Arsen war überdies nicht das einzige starke Gift, mit dem sich die hiesige Landbevölkerung bei Laune hielt. Ein Bauer verriet mir, dass er dabei war, als ein alter Senner ein paar Wurzeln vom Blauen Eisenhut ausgegraben hat. Natürlich gelten auch die als hochgiftig, aber der Senner meinte recht pragmatisch, eine Messerspitze davon reichte, damit man im Winter „keinen Pullover braucht“. Nicht umsonst hat Plinius der Ältere den Blauen Eisenhut als „pflanzliches Arsen“ bezeichnet. Arsenikum jedenfalls war nicht unbedingt das benutzerfreundlichste Aufputschmittel. Nach dem Absetzen ging es mit Pferd und Mensch schnell bergab und es kam zu heftigen Entzugserscheinungen wie Angstzuständen und Diarrhöen, bevor es zum Kollaps führte.
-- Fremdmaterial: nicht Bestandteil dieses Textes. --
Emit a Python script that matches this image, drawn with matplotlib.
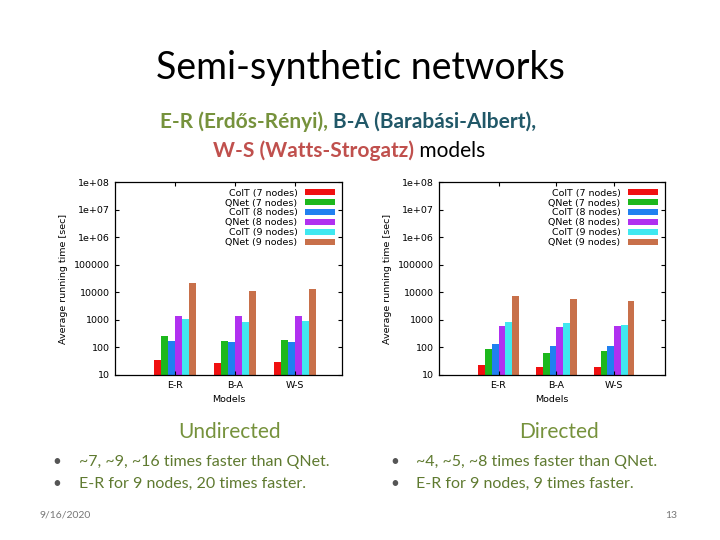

Jedenfalls kann man annehmen, dass heutzutage das Zeug niemand mehr nimmt. Dass Hüttrauch als Droge im Laufe des 20. Jahrhunderts an Relevanz verloren hat, hat vielleicht damit zu tun, dass es keine Rossknechte mehr gibt, auch damit, dass es in der Gegend keinen Bergbau mehr gibt, bei dem Arsen als Nebenprodukt gewonnen würde. Für Interessierte: Arsen kommt aber auch (mitunter in der Steiermark) in natürlicher, gediegener Form vor. Solche Arsenbrocken kann man sich übrigens für sagenhafte 39,98 Euro auf Amazon kaufen. Eure Urgroßeltern fänden das aber sicher nicht witzig.